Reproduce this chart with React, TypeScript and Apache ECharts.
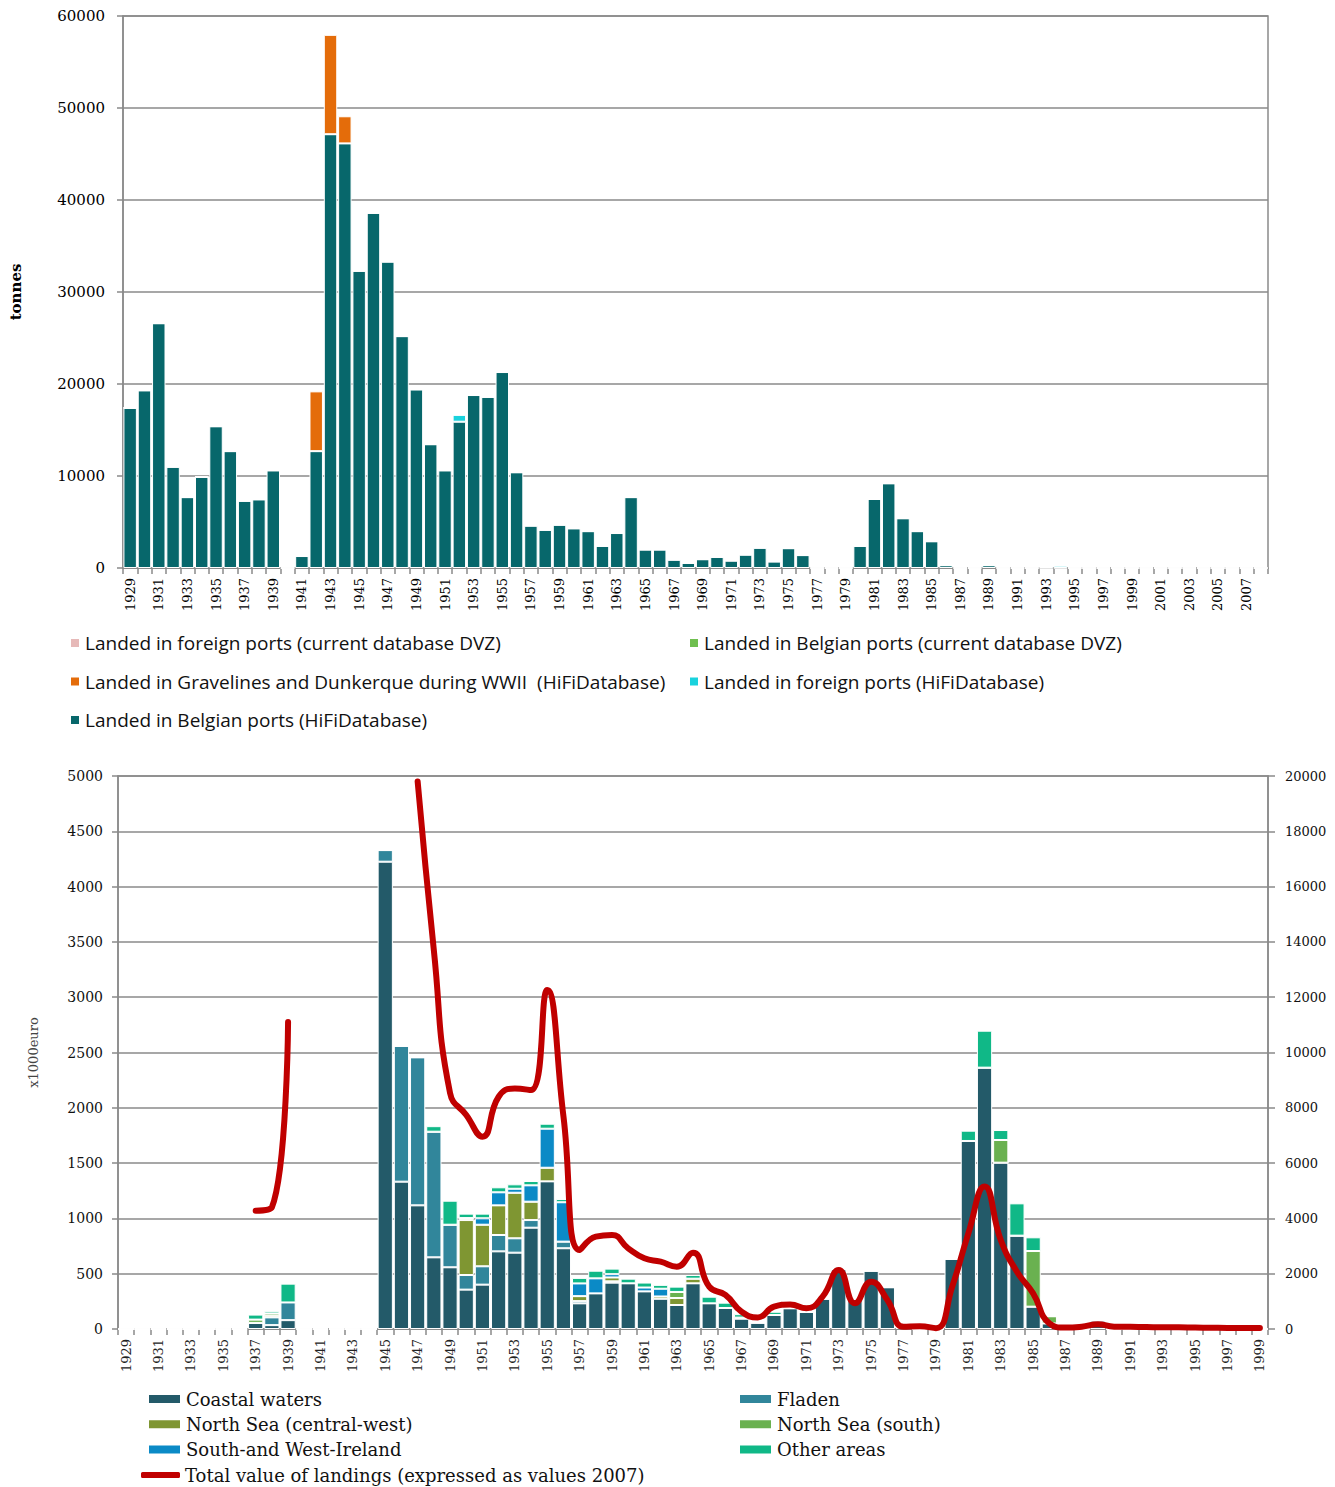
import React, { useEffect, useRef } from 'react';
import * as echarts from 'echarts';

// ---------- Top chart (tonnes), 1929-2008 ----------
const topYears = [
  '1929','1930','1931','1932','1933','1934','1935','1936','1937','1938',
  '1939','1940','1941','1942','1943','1944','1945','1946','1947','1948',
  '1949','1950','1951','1952','1953','1954','1955','1956','1957','1958',
  '1959','1960','1961','1962','1963','1964','1965','1966','1967','1968',
  '1969','1970','1971','1972','1973','1974','1975','1976','1977','1978',
  '1979','1980','1981','1982','1983','1984','1985','1986','1987','1988',
  '1989','1990','1991','1992','1993','1994','1995','1996','1997','1998',
  '1999','2000','2001','2002','2003','2004','2005','2006','2007','2008',
];
const belgianHiFi = [
  17400, 19300, 26600, 11000, 7700, 9900, 15400, 12700, 7300, 7450,
  10600, 0, 1300, 12700, 47150, 46150, 32300, 38600, 33300, 25200,
  19400, 13450, 10600, 15900, 18800, 18600, 21300, 10400, 4600, 4150,
  4700, 4300, 4000, 2400, 3800, 7700, 2000, 2000, 900, 550,
  950, 1200, 800, 1450, 2200, 700, 2150, 1400, 0, 0,
  0, 2400, 7500, 9200, 5400, 4000, 2900, 300, 0, 0,
  300, 0, 0, 0, 0, 0, 0, 0, 0, 0,
  0, 0, 0, 0, 0, 0, 0, 0, 0, 0,
];
const gravelinesHiFi = [
  0, 0, 0, 0, 0, 0, 0, 0, 0, 0,
  0, 0, 0, 6500, 10800, 2950, 0, 0, 0, 0,
  0, 0, 0, 0, 0, 0, 0, 0, 0, 0,
  0, 0, 0, 0, 0, 0, 0, 0, 0, 0,
  0, 0, 0, 0, 0, 0, 0, 0, 0, 0,
  0, 0, 0, 0, 0, 0, 0, 0, 0, 0,
  0, 0, 0, 0, 0, 0, 0, 0, 0, 0,
  0, 0, 0, 0, 0, 0, 0, 0, 0, 0,
];
const foreignHiFi = [
  0, 0, 0, 0, 0, 0, 0, 0, 0, 0,
  0, 0, 0, 0, 0, 0, 0, 0, 0, 0,
  0, 0, 0, 750, 0, 0, 0, 0, 0, 0,
  0, 0, 0, 0, 0, 0, 0, 0, 0, 0,
  0, 0, 0, 0, 0, 0, 0, 0, 0, 0,
  0, 0, 0, 0, 0, 0, 0, 0, 0, 0,
  0, 0, 0, 0, 150, 250, 0, 0, 0, 0,
  0, 0, 0, 0, 0, 0, 0, 0, 0, 0,
];
// DVZ series have no visible values in the picture
const foreignDVZ: number[] = [];
const belgianDVZ: number[] = [];
const topYTicks = [0, 10000, 20000, 30000, 40000, 50000, 60000];

// ---------- Bottom chart (x1000 euro), 1929-1999 ----------
const botYears = [
  '1929','1930','1931','1932','1933','1934','1935','1936','1937','1938',
  '1939','1940','1941','1942','1943','1944','1945','1946','1947','1948',
  '1949','1950','1951','1952','1953','1954','1955','1956','1957','1958',
  '1959','1960','1961','1962','1963','1964','1965','1966','1967','1968',
  '1969','1970','1971','1972','1973','1974','1975','1976','1977','1978',
  '1979','1980','1981','1982','1983','1984','1985','1986','1987','1988',
  '1989','1990','1991','1992','1993','1994','1995','1996','1997','1998',
  '1999',
];
const coastal = [
  0, 0, 0, 0, 0, 0, 0, 0, 55, 35,
  80, 0, 0, 0, 0, 0, 4225, 1332, 1118, 648,
  558, 356, 401, 702, 690, 916, 1335, 730, 232, 322,
  419, 413, 340, 274, 217, 413, 232, 190, 93, 57,
  127, 187, 154, 274, 540, 270, 527, 377, 10, 0,
  0, 633, 1700, 2363, 1504, 844, 202, 50, 0, 0,
  60, 0, 0, 0, 0, 0, 0, 0, 0, 0,
  0,
];
const fladen = [
  0, 0, 0, 0, 0, 0, 0, 0, 0, 70,
  160, 0, 0, 0, 0, 0, 105, 1227, 1338, 1136,
  385, 132, 166, 148, 130, 69, 0, 60, 20, 0,
  12, 0, 0, 0, 0, 0, 0, 0, 10, 0,
  0, 0, 0, 0, 0, 0, 0, 0, 0, 0,
  0, 0, 0, 0, 0, 0, 0, 0, 0, 0,
  20, 0, 0, 0, 0, 0, 0, 0, 0, 0,
  0,
];
const nsCentralWest = [
  0, 0, 0, 0, 0, 0, 0, 0, 0, 15,
  0, 0, 0, 0, 0, 0, 0, 0, 0, 0,
  0, 497, 376, 268, 412, 166, 123, 0, 45, 0,
  35, 0, 0, 20, 63, 42, 0, 0, 0, 0,
  0, 0, 0, 0, 0, 0, 0, 0, 0, 0,
  0, 0, 0, 0, 0, 0, 0, 0, 0, 0,
  0, 0, 0, 0, 0, 0, 0, 0, 0, 0,
  0,
];
const nsSouth = [
  0, 0, 0, 0, 0, 0, 0, 0, 30, 20,
  0, 0, 0, 0, 0, 0, 0, 0, 0, 0,
  0, 18, 0, 0, 0, 0, 0, 0, 0, 0,
  0, 0, 0, 0, 55, 0, 0, 0, 0, 0,
  0, 0, 0, 0, 0, 0, 0, 0, 0, 0,
  0, 0, 0, 0, 205, 0, 503, 65, 0, 0,
  0, 0, 0, 0, 0, 0, 0, 0, 0, 0,
  0,
];
const ireland = [
  0, 0, 0, 0, 0, 0, 0, 0, 0, 0,
  0, 0, 0, 0, 0, 0, 0, 0, 0, 0,
  0, 0, 58, 118, 36, 148, 353, 356, 115, 136,
  30, 0, 35, 70, 0, 0, 0, 0, 0, 0,
  0, 0, 0, 0, 0, 0, 0, 0, 0, 0,
  0, 0, 0, 0, 0, 0, 0, 0, 0, 0,
  0, 0, 0, 0, 0, 0, 0, 0, 0, 0,
  0,
];
const otherAreas = [
  0, 0, 0, 0, 0, 0, 0, 0, 45, 20,
  170, 0, 0, 0, 0, 0, 0, 0, 0, 50,
  217, 40, 42, 45, 40, 39, 45, 29, 50, 69,
  50, 42, 45, 35, 48, 33, 60, 48, 31, 8,
  29, 0, 0, 0, 0, 0, 0, 0, 0, 0,
  0, 0, 93, 334, 90, 292, 124, 0, 0, 0,
  0, 0, 0, 0, 0, 0, 0, 0, 0, 0,
  0,
];
const totalValue = [
  null, null, null, null, null, null, null, null, 4280, 4400,
  11100, null, null, null, null, null, null, null, 19800, 13700,
  8535, 7740, 6955, 8400, 8700, 8640, 12260, 7700, 2857, 3340,
  3400, 2918, 2557, 2435, 2254, 2760, 1530, 1230, 626, 420,
  807, 886, 748, 1170, 2134, 928, 1712, 1050, 84, 100,
  30, 1530, 3460, 5150, 3220, 2072, 1290, 205, 50, 84,
  170, 84, 80, 70, 60, 60, 50, 45, 40, 40,
  40,
];

const GRAY = '#8a8a8a';
const SERIF = 'DejaVu Serif';
const plain = (v: number) => String(v);

export default function App() {
  const ref = useRef<HTMLDivElement>(null);
  useEffect(() => {
    if (!ref.current) return;
    const chart = echarts.init(ref.current, null, { renderer: 'svg' });
    const barBase = {
      type: 'bar',
      stack: 'top',
      xAxisIndex: 0,
      yAxisIndex: 0,
      barCategoryGap: '6%',
      itemStyle: { borderColor: '#ffffff', borderWidth: 1 },
    };
    const botBar = {
      type: 'bar',
      stack: 'bot',
      xAxisIndex: 1,
      yAxisIndex: 1,
      barCategoryGap: '6%',
      itemStyle: { borderColor: '#ffffff', borderWidth: 1 },
    };
    const topLegendText = { fontFamily: 'Open Sans', fontSize: 19, lineHeight: 20, color: '#111' };
    const botLegendText = { fontFamily: SERIF, fontSize: 18, lineHeight: 20, color: '#111' };
    const option: any = {
      animation: false,
      backgroundColor: '#ffffff',
      grid: [
        { left: 118, top: 16, width: 1150, height: 552, show: true, borderColor: GRAY, borderWidth: 1.5, backgroundColor: 'transparent' },
        { left: 118, top: 776, width: 1150, height: 553, show: true, borderColor: GRAY, borderWidth: 1.5, backgroundColor: 'transparent' },
      ],
      legend: [
        {
          orient: 'vertical', left: 69, top: 633, padding: 0, itemGap: 18.5, itemWidth: 10, itemHeight: 10,
          icon: 'rect', textStyle: topLegendText,
          data: ['Landed in foreign ports (current database DVZ)', 'Landed in Gravelines and Dunkerque during WWII  (HiFiDatabase)', 'Landed in Belgian ports (HiFiDatabase)'],
        },
        {
          orient: 'vertical', left: 688, top: 633, padding: 0, itemGap: 18.5, itemWidth: 10, itemHeight: 10,
          icon: 'rect', textStyle: topLegendText,
          data: ['Landed in Belgian ports (current database DVZ)', 'Landed in foreign ports (HiFiDatabase)'],
        },
        {
          orient: 'vertical', left: 147, top: 1389, padding: 0, itemGap: 5.3, itemWidth: 33, itemHeight: 10,
          icon: 'rect', textStyle: botLegendText,
          data: ['Coastal waters', 'North Sea (central-west)', 'South-and West-Ireland'],
        },
        {
          orient: 'vertical', left: 141, top: 1465, padding: 0, itemWidth: 39, itemHeight: 6,
          icon: 'roundRect', textStyle: botLegendText,
          data: ['Total value of landings (expressed as values 2007)'],
        },
        {
          orient: 'vertical', left: 738, top: 1389, padding: 0, itemGap: 5.3, itemWidth: 33, itemHeight: 10,
          icon: 'rect', textStyle: botLegendText,
          data: ['Fladen', 'North Sea (south)', 'Other areas'],
        },
      ],
      xAxis: [
        {
          type: 'category', gridIndex: 0, data: topYears, boundaryGap: true,
          axisLine: { lineStyle: { color: GRAY, width: 1.5 } },
          axisTick: { show: true, interval: 0, length: 6, lineStyle: { color: GRAY, width: 1.5 } },
          axisLabel: { interval: 1, rotate: 90, margin: 10, fontFamily: SERIF, fontSize: 13, color: '#000' },
        },
        {
          type: 'category', gridIndex: 1, data: botYears, boundaryGap: true,
          axisLine: { lineStyle: { color: GRAY, width: 1.5 } },
          axisTick: { show: true, interval: 0, length: 6, lineStyle: { color: GRAY, width: 1.5 } },
          axisLabel: { interval: 1, rotate: 90, margin: 10, fontFamily: SERIF, fontSize: 13, color: '#222' },
        },
      ],
      yAxis: [
        {
          type: 'value', gridIndex: 0, min: topYTicks[0], max: topYTicks[topYTicks.length - 1], interval: 10000,
          name: 'tonnes', nameLocation: 'middle', nameRotate: 90, nameGap: 100,
          nameTextStyle: { fontFamily: SERIF, fontSize: 15, fontWeight: 'bold', color: '#000' },
          axisLine: { show: true, lineStyle: { color: GRAY, width: 1.5 } },
          axisTick: { show: true, length: 6, lineStyle: { color: GRAY, width: 1.5 } },
          axisLabel: { margin: 18, fontFamily: SERIF, fontSize: 15, color: '#000', formatter: plain },
          splitLine: { lineStyle: { color: GRAY, width: 1.5 } },
        },
        {
          type: 'value', gridIndex: 1, min: 0, max: 5000, interval: 500,
          name: 'x1000euro', nameLocation: 'middle', nameRotate: 90, nameGap: 78,
          nameTextStyle: { fontFamily: SERIF, fontSize: 13, color: '#444' },
          axisLine: { show: true, lineStyle: { color: GRAY, width: 1.5 } },
          axisTick: { show: true, length: 6, lineStyle: { color: GRAY, width: 1.5 } },
          axisLabel: { margin: 15, fontFamily: SERIF, fontSize: 14, color: '#111', formatter: plain },
          splitLine: { lineStyle: { color: GRAY, width: 1.5 } },
        },
        {
          type: 'value', gridIndex: 1, min: 0, max: 20000, interval: 2000, position: 'right',
          axisLine: { show: true, lineStyle: { color: GRAY, width: 1.5 } },
          axisTick: { show: true, length: 7, lineStyle: { color: GRAY, width: 1.5 } },
          axisLabel: { margin: 17, fontFamily: SERIF, fontSize: 13, color: '#111', formatter: plain },
          splitLine: { show: false },
        },
      ],
      series: [
        { ...barBase, name: 'Landed in Belgian ports (HiFiDatabase)', data: belgianHiFi, itemStyle: { ...barBase.itemStyle, color: '#07676b' } },
        { ...barBase, name: 'Landed in foreign ports (HiFiDatabase)', data: foreignHiFi, itemStyle: { ...barBase.itemStyle, color: '#19d2dd' } },
        { ...barBase, name: 'Landed in Gravelines and Dunkerque during WWII  (HiFiDatabase)', data: gravelinesHiFi, itemStyle: { ...barBase.itemStyle, color: '#e46c0a' } },
        { ...barBase, name: 'Landed in Belgian ports (current database DVZ)', data: belgianDVZ, itemStyle: { ...barBase.itemStyle, color: '#6fbf4f' } },
        { ...barBase, name: 'Landed in foreign ports (current database DVZ)', data: foreignDVZ, itemStyle: { ...barBase.itemStyle, color: '#e6b9b8' } },

        { ...botBar, name: 'Coastal waters', data: coastal, itemStyle: { ...botBar.itemStyle, color: '#235a69' } },
        { ...botBar, name: 'Fladen', data: fladen, itemStyle: { ...botBar.itemStyle, color: '#31869b' } },
        { ...botBar, name: 'North Sea (central-west)', data: nsCentralWest, itemStyle: { ...botBar.itemStyle, color: '#7f9632' } },
        { ...botBar, name: 'North Sea (south)', data: nsSouth, itemStyle: { ...botBar.itemStyle, color: '#6ab150' } },
        { ...botBar, name: 'South-and West-Ireland', data: ireland, itemStyle: { ...botBar.itemStyle, color: '#0b8ac6' } },
        { ...botBar, name: 'Other areas', data: otherAreas, itemStyle: { ...botBar.itemStyle, color: '#10b887' } },
        {
          type: 'line', name: 'Total value of landings (expressed as values 2007)',
          xAxisIndex: 1, yAxisIndex: 2, data: totalValue, smooth: true, symbol: 'none',
          connectNulls: false, z: 5,
          lineStyle: { color: '#c00000', width: 6, cap: 'round', join: 'round' },
          itemStyle: { color: '#c00000' },
        },
      ],
    };
    chart.setOption(option);
    return () => chart.dispose();
  }, []);
  return (
    <div
      ref={ref}
      style={{ position: 'absolute', left: 0, top: 0, width: 1335, height: 1487, background: '#fff' }}
    />
  );
}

WRITTEN EXERCISE: Go from the first line of the data above to the line containing "import * as echarts from 'echarts';" and retype exactly those lines, both included, but none of the pictures.

FULL ANSWER:
Reproduce this chart with React, TypeScript and Apache ECharts.
import React, { useEffect, useRef } from 'react';
import * as echarts from 'echarts';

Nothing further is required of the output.